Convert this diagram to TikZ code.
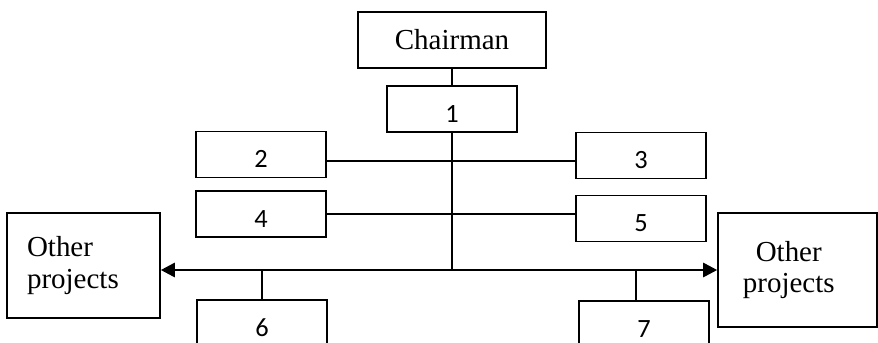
\documentclass[tikz,border=0pt]{standalone}
\usepackage{fontspec}
\setmainfont{Liberation Serif}
\newfontfamily\numfont{Carlito}
\usetikzlibrary{arrows.meta}

\begin{document}
\begin{tikzpicture}[x=0.02cm, y=-0.02cm,
        unit/.style={draw, line width=0.9pt, minimum width=2.6cm, minimum height=0.92cm, inner sep=0pt, text height=15pt, text depth=0pt, font=\numfont\fontsize{15}{15}\selectfont},
        other/.style={draw, line width=0.9pt, inner sep=0pt, font=\fontsize{16.5}{18}\selectfont},
        link/.style={line width=0.6pt}]
        \useasboundingbox (0,0) rectangle (878,342);
        \clip (0,0) rectangle (878,342);

        \node[draw, line width=0.9pt, minimum width=3.76cm, minimum height=1.12cm, inner sep=0pt, font=\fontsize{16.5}{18}\selectfont] (chair) at (452,40) {Chairman};
        \node[unit] (b1) at (452,109) {1};
        \foreach \n/\x/\y in {2/261/154.5, 3/641/155.5, 4/261/214, 5/641/218.5, 6/262/323, 7/644/324} {
            \node[unit] (b\n) at (\x,\y) {\n};
        }
        \node[other, align=left, text width=2.26cm, inner xsep=0.4cm, minimum height=2.1cm] (lo) at (83.5,265.5) {Other\\projects};
        \node[other, align=center, text width=2.9cm, inner xsep=0.14cm, minimum height=2.28cm] (ro) at (797.5,270) {\hspace*{-0.35cm}Other\\\hspace*{-0.35cm}projects};

        \coordinate (hub) at (452,270);
        \coordinate (r23) at ([yshift=-0.13cm]b2.east);

        \draw[link] (chair) -- (b1);
        \draw[link] (b1.south) -- (hub);
        \draw[link] (r23) -- (r23 -| b3.west);
        \draw[link] (b4.east) -- (b4.east -| b5.west);
        \draw[line width=1.5pt, {Triangle[length=8pt,width=8pt]}-{Triangle[length=8pt,width=8pt]}] (lo.east |- hub) -- (ro.west |- hub);
        \draw[link] (b6.north) -- (b6.north |- hub);
        \draw[link] ([xshift=-0.16cm]b7.north) -- ([xshift=-0.16cm]b7.north |- hub);
    \end{tikzpicture}
\end{document}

Aim of the exercise: All of the material above should be reproduced exactly, except the pictures.

Solution to this problem:
Convert this diagram to TikZ code.
\documentclass[tikz,border=0pt]{standalone}
\usepackage{fontspec}
\setmainfont{Liberation Serif}
\newfontfamily\numfont{Carlito}
\usetikzlibrary{arrows.meta}

\begin{document}
\begin{tikzpicture}[x=0.02cm, y=-0.02cm,
        unit/.style={draw, line width=0.9pt, minimum width=2.6cm, minimum height=0.92cm, inner sep=0pt, text height=15pt, text depth=0pt, font=\numfont\fontsize{15}{15}\selectfont},
        other/.style={draw, line width=0.9pt, inner sep=0pt, font=\fontsize{16.5}{18}\selectfont},
        link/.style={line width=0.6pt}]
        \useasboundingbox (0,0) rectangle (878,342);
        \clip (0,0) rectangle (878,342);

        \node[draw, line width=0.9pt, minimum width=3.76cm, minimum height=1.12cm, inner sep=0pt, font=\fontsize{16.5}{18}\selectfont] (chair) at (452,40) {Chairman};
        \node[unit] (b1) at (452,109) {1};
        \foreach \n/\x/\y in {2/261/154.5, 3/641/155.5, 4/261/214, 5/641/218.5, 6/262/323, 7/644/324} {
            \node[unit] (b\n) at (\x,\y) {\n};
        }
        \node[other, align=left, text width=2.26cm, inner xsep=0.4cm, minimum height=2.1cm] (lo) at (83.5,265.5) {Other\\projects};
        \node[other, align=center, text width=2.9cm, inner xsep=0.14cm, minimum height=2.28cm] (ro) at (797.5,270) {\hspace*{-0.35cm}Other\\\hspace*{-0.35cm}projects};

        \coordinate (hub) at (452,270);
        \coordinate (r23) at ([yshift=-0.13cm]b2.east);

        \draw[link] (chair) -- (b1);
        \draw[link] (b1.south) -- (hub);
        \draw[link] (r23) -- (r23 -| b3.west);
        \draw[link] (b4.east) -- (b4.east -| b5.west);
        \draw[line width=1.5pt, {Triangle[length=8pt,width=8pt]}-{Triangle[length=8pt,width=8pt]}] (lo.east |- hub) -- (ro.west |- hub);
        \draw[link] (b6.north) -- (b6.north |- hub);
        \draw[link] ([xshift=-0.16cm]b7.north) -- ([xshift=-0.16cm]b7.north |- hub);
    \end{tikzpicture}
\end{document}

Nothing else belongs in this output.